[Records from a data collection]
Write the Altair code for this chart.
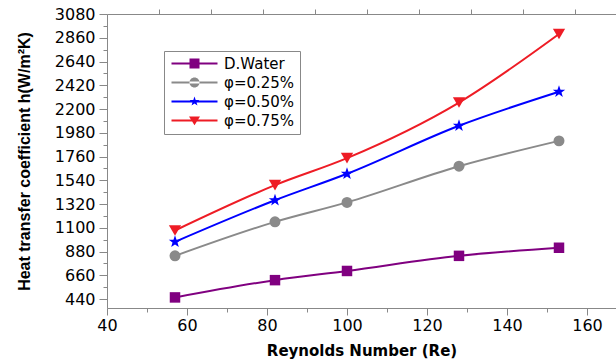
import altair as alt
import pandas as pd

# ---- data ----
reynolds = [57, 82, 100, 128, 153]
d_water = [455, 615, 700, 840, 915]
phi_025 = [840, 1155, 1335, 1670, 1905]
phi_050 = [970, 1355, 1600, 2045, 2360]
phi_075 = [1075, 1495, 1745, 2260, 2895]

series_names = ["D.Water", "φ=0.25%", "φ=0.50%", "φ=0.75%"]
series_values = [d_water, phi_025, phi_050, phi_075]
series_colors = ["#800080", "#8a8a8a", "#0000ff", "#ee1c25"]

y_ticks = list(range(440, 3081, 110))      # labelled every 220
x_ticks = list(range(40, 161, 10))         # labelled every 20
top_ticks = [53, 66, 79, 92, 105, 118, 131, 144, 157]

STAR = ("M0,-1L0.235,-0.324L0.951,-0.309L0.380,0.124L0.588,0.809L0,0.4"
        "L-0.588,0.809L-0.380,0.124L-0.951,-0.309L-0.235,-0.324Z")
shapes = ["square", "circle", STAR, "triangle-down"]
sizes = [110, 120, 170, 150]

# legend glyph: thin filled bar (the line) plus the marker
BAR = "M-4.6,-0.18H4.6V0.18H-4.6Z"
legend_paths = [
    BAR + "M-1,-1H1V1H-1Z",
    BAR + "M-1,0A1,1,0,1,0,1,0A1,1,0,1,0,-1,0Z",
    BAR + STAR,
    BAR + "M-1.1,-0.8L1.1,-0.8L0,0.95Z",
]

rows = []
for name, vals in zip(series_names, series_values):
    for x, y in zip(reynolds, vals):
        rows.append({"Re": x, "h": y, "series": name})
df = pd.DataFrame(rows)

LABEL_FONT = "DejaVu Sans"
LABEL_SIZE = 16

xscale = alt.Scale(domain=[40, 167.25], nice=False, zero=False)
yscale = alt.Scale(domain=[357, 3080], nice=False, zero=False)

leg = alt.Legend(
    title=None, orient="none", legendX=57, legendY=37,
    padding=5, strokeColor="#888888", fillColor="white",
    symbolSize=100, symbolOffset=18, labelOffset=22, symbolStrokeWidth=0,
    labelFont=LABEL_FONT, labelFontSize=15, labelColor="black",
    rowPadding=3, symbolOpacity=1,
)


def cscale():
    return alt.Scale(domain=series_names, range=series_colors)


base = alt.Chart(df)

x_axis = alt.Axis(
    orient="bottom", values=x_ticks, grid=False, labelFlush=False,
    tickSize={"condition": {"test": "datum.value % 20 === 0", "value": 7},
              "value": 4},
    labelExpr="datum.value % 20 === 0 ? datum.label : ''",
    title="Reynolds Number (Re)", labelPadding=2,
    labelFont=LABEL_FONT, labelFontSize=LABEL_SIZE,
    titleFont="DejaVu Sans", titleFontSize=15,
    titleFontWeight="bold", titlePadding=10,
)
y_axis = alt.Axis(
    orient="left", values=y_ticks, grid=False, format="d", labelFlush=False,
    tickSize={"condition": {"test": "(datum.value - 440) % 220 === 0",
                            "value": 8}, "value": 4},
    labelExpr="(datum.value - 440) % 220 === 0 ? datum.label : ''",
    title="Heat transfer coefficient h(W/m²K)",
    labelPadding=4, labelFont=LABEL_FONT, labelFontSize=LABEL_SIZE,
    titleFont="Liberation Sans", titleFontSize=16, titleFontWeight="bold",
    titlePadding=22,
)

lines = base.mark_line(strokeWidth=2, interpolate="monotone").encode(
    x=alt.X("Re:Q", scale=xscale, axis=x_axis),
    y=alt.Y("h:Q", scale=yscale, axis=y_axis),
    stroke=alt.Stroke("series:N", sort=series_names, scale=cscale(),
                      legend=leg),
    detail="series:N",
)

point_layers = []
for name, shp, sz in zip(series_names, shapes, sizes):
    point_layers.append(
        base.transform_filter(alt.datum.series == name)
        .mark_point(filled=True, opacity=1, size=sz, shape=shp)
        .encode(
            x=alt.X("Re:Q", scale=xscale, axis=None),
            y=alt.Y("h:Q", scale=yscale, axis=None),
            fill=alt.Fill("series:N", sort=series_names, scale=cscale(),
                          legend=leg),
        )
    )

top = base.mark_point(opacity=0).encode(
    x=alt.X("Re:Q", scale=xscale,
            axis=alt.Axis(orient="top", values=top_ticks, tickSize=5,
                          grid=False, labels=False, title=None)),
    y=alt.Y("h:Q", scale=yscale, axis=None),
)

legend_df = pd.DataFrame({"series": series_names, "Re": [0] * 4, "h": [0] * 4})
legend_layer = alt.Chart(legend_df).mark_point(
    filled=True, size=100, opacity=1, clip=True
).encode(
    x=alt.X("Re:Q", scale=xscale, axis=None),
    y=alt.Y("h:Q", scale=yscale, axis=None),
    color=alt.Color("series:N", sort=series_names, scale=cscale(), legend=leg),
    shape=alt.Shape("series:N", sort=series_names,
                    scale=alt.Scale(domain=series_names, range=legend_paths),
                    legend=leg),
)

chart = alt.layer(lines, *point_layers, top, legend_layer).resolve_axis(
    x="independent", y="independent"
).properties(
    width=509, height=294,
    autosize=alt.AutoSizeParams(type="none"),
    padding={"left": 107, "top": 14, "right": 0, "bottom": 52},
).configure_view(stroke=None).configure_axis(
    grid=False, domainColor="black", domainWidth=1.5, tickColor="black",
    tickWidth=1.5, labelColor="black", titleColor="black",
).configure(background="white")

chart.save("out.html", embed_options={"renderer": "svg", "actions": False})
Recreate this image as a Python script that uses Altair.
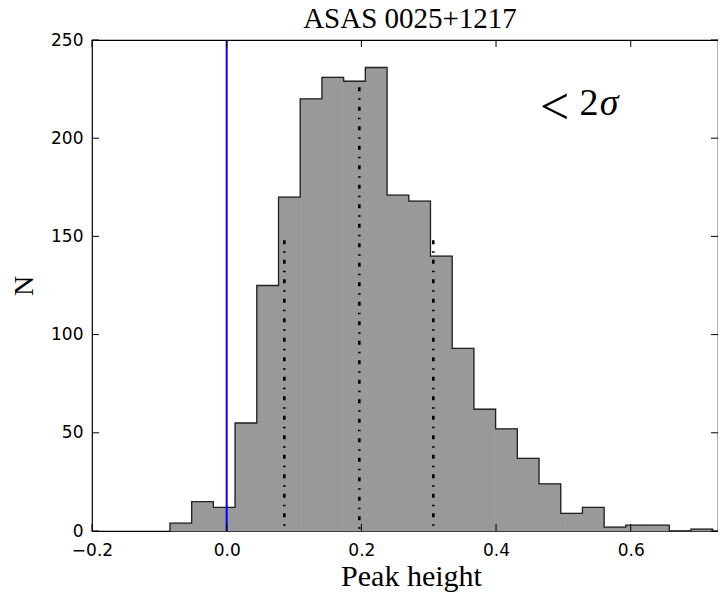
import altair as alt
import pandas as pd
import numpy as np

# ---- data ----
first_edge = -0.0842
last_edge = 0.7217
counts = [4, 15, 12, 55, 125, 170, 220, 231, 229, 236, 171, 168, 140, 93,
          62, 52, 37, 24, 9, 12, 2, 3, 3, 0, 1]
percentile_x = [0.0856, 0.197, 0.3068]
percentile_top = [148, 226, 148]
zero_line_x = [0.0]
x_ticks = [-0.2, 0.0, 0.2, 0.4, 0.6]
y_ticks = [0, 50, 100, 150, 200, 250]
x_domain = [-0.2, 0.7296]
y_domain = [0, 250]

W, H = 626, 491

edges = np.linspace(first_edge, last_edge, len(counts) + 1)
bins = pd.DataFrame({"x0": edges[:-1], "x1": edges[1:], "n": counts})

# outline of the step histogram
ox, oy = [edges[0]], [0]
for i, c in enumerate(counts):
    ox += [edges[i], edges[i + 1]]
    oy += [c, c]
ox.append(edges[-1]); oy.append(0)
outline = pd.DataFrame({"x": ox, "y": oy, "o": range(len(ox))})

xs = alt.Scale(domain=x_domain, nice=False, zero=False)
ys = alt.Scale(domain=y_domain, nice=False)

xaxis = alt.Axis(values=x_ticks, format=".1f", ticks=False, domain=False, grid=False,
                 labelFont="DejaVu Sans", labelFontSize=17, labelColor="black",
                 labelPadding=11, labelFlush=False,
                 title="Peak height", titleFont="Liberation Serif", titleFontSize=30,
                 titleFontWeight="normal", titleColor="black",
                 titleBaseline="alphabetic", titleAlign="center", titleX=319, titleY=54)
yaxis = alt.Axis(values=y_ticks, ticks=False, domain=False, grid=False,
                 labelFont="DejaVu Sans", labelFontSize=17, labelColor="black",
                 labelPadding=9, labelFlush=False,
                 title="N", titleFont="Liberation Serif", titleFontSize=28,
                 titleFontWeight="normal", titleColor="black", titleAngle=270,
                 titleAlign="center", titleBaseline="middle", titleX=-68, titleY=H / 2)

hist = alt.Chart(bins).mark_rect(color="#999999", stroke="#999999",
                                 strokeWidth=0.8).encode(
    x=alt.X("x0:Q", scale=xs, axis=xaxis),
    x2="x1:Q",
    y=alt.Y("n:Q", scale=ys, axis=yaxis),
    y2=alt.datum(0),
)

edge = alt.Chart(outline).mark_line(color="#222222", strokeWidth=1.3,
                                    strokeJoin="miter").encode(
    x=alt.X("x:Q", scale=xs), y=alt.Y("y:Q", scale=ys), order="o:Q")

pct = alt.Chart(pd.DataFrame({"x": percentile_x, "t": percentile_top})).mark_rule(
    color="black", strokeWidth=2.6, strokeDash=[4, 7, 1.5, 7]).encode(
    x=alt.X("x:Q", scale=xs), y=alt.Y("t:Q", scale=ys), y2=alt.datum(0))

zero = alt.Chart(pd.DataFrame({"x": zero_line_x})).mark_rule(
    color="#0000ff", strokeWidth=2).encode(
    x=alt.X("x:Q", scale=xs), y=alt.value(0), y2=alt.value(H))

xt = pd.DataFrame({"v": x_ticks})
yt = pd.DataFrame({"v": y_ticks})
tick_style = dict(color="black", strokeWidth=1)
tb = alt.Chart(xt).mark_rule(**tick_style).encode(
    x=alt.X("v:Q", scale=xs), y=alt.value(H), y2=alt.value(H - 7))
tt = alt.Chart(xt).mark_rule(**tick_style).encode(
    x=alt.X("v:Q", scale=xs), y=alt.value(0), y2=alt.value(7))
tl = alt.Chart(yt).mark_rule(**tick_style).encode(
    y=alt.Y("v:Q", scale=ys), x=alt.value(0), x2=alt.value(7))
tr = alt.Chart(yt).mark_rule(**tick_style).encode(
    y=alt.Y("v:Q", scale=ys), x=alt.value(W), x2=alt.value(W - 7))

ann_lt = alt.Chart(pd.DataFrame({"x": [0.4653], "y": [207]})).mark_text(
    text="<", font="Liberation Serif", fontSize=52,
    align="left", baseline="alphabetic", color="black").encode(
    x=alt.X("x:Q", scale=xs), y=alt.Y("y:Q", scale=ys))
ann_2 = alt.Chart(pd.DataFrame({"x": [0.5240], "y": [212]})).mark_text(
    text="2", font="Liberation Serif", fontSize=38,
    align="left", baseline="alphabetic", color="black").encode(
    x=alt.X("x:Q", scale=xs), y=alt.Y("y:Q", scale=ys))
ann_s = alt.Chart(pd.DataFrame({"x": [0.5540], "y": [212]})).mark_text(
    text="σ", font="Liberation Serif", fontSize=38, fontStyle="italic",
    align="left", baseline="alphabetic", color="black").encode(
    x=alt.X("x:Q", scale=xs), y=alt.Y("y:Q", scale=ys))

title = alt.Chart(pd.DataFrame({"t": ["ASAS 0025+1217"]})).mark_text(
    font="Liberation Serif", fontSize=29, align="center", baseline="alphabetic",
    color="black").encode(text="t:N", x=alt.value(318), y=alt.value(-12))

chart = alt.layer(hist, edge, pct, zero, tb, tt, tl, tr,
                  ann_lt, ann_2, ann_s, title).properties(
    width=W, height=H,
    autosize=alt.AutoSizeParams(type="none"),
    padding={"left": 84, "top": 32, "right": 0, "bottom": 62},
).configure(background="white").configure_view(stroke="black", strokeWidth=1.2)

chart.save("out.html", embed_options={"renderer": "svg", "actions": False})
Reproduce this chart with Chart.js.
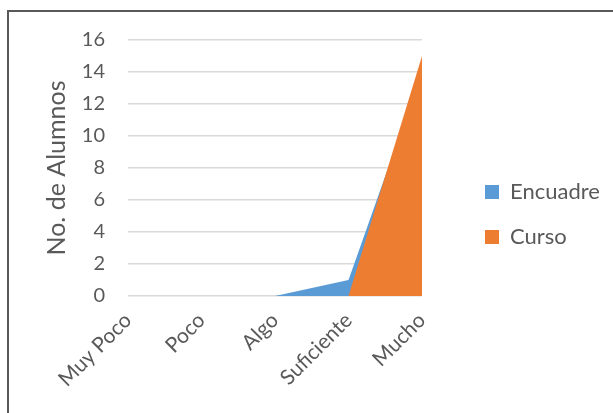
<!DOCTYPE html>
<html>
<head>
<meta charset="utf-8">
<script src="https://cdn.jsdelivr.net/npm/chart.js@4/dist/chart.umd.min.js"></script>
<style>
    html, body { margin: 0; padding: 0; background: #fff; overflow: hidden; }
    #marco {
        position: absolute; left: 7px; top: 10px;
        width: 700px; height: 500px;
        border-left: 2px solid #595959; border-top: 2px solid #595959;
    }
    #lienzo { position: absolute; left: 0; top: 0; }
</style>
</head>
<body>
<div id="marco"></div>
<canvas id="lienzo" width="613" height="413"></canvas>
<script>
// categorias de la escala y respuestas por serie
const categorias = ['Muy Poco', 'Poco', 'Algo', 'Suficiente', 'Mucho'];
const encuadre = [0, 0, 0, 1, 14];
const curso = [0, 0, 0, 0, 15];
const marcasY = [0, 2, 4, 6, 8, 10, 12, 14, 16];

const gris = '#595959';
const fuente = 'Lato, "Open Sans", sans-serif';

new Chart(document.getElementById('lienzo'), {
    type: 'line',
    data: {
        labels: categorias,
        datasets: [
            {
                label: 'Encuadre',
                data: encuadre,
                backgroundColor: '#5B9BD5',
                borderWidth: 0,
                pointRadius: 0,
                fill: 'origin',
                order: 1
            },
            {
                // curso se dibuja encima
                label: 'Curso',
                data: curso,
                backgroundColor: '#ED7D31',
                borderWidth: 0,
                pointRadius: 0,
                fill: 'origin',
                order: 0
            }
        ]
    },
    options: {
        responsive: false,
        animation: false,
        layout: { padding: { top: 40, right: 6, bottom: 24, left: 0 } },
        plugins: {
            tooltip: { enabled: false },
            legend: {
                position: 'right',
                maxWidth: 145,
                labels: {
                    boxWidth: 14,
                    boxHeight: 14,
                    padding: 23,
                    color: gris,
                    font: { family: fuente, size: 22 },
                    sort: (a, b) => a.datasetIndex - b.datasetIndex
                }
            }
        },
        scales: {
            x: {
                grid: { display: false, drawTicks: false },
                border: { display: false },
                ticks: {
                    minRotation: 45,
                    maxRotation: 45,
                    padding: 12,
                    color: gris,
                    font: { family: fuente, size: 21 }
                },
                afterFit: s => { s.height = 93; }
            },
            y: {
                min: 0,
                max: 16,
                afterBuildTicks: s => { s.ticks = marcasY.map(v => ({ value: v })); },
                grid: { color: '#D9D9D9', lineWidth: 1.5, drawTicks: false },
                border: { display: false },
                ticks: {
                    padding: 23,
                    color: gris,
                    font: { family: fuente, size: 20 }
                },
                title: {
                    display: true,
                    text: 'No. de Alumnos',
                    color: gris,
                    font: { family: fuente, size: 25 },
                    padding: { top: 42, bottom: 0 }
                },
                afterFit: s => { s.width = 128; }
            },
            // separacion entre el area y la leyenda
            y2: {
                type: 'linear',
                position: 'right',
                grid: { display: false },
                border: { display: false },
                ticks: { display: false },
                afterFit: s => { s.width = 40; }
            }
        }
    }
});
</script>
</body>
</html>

SET PROBLEM: Scan the material above for the word "this". Copy each line where it occurs.

PROBLEM SOLUTION:
Write the Altair code for this chart.
Recreate this image as a Python script that uses Altair.
Reproduce this chart with Chart.js.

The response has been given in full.